Judaica and Jewish Ethnography Wing
The Judaica and Jewish Ethnography Wing is currently closed to the public due to the comprehensive program of renewal at the Israel Museum.
The Israel Museum’s Judaica and Jewish Ethnography collection of ceremonial and secular objects is the most comprehensive in the world, ranging from the Middle Ages to contemporary times, and representing most of the Jewish diaspora. The collection was compiled during years of research and fieldwork, and reflects the depth, beauty, and creativity of the Jewish heritage together with the aesthetic and stylistic influences of the different cultures where Jews lived.
The Judaica and Ethnography holdings together number some 25,000 objects, covering a breadth of artisanship -- from items of rare aesthetic quality to poignant examples of simple folk craftsmanship. These form a tapestry of Jewish art and culture which mirrors the rituals and practices passed on from generation to generation. Each object, however, has a unique history and tells its own story.
Changing exhibitions provide an opportunity to focus on different subjects and themes in more typological and comparative ways. Thus for example, in 2002, North African Lights, Hanukkah Lamps from the Zeyde Schulmann Collection, allowed visitors to study in detail many types of Hanukkah lamps found in the Maghreb. The 2003 exhibition A Moveable Feast: Sukkahs from around the World brought together for the first time sukkahs erected in communities from east and west, highlighting both their common features and the uniqueness of each one.
In 2000 the Information Center for Judaica and Jewish Ethnography opened its doors to the public.
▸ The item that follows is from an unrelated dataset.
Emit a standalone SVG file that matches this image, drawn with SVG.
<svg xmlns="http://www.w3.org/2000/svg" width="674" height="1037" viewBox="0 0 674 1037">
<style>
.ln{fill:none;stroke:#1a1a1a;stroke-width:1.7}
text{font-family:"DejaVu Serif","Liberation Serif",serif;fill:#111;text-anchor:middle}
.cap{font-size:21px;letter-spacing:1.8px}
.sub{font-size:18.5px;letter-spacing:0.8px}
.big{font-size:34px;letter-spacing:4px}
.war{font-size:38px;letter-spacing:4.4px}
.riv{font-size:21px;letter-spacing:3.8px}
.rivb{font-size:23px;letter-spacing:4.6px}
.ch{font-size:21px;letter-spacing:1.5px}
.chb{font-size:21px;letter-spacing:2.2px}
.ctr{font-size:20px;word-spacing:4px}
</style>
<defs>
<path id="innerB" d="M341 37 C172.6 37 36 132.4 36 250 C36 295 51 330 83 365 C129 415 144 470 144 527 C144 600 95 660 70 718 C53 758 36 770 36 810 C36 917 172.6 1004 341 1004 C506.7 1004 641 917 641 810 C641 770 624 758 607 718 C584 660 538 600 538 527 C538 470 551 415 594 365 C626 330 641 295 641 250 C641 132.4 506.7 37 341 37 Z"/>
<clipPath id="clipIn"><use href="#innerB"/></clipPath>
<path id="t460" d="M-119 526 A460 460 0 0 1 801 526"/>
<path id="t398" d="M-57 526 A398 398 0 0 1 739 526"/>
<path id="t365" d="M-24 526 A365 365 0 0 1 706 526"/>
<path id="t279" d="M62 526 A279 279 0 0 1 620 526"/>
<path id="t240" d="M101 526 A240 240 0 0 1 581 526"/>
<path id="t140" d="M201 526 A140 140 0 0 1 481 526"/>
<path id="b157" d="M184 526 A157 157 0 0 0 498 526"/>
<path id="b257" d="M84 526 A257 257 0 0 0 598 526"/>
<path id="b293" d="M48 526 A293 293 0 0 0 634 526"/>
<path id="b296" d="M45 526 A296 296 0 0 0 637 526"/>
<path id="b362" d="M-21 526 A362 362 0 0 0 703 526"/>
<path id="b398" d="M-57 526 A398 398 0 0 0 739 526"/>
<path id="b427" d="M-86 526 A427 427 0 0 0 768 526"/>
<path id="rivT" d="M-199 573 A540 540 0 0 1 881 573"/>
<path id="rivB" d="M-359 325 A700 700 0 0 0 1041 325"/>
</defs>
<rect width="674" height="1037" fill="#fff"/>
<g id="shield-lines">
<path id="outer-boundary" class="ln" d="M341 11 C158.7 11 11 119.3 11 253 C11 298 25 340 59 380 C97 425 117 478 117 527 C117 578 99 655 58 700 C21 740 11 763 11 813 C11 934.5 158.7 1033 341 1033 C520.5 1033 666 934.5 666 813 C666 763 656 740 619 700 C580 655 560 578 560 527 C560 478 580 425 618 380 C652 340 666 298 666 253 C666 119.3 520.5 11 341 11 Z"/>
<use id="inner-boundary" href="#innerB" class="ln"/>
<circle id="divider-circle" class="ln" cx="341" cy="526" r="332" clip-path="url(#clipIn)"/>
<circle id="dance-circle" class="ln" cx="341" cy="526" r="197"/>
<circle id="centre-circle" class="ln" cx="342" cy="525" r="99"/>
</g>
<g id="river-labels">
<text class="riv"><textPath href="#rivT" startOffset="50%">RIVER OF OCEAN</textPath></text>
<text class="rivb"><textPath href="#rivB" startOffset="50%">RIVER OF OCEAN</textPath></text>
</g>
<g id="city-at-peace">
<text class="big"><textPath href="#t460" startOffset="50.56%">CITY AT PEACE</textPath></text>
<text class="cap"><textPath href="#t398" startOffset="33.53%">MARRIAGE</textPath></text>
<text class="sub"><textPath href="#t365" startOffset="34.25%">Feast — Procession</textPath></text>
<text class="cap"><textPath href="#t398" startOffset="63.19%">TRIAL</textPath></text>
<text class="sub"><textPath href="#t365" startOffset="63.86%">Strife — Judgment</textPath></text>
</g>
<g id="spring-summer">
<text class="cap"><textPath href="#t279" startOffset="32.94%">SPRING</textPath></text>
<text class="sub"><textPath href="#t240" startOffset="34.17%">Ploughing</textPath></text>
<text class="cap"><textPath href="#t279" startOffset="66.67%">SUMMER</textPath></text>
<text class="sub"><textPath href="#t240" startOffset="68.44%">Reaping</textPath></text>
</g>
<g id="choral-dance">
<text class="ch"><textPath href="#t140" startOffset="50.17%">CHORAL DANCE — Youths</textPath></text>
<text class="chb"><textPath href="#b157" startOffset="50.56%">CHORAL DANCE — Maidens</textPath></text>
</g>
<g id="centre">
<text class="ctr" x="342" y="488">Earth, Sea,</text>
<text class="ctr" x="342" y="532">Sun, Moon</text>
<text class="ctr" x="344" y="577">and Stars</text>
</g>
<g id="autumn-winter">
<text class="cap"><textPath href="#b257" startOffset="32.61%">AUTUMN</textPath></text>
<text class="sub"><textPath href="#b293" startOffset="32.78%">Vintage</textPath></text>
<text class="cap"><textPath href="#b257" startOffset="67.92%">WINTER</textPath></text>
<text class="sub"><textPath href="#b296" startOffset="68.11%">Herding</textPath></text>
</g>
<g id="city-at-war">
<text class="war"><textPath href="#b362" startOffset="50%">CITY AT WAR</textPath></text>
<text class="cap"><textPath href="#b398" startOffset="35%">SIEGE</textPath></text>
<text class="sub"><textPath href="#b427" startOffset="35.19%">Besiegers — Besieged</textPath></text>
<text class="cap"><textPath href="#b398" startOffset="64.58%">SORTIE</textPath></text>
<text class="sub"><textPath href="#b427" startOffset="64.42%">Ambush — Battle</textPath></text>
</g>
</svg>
With the help of state-of-the-art technology, the Center allows the general public, students, and scholars to broaden and deepen their understanding of objects in the collection while placing them in their artistic and historical context.
The Museum's goal in building these collections is to preserve, document and interpret the material remnants of Jewish life. Through exhibitions and displays, and now through advanced technology, the Museum brings to the public the richness and diversity of Jewish art and culture.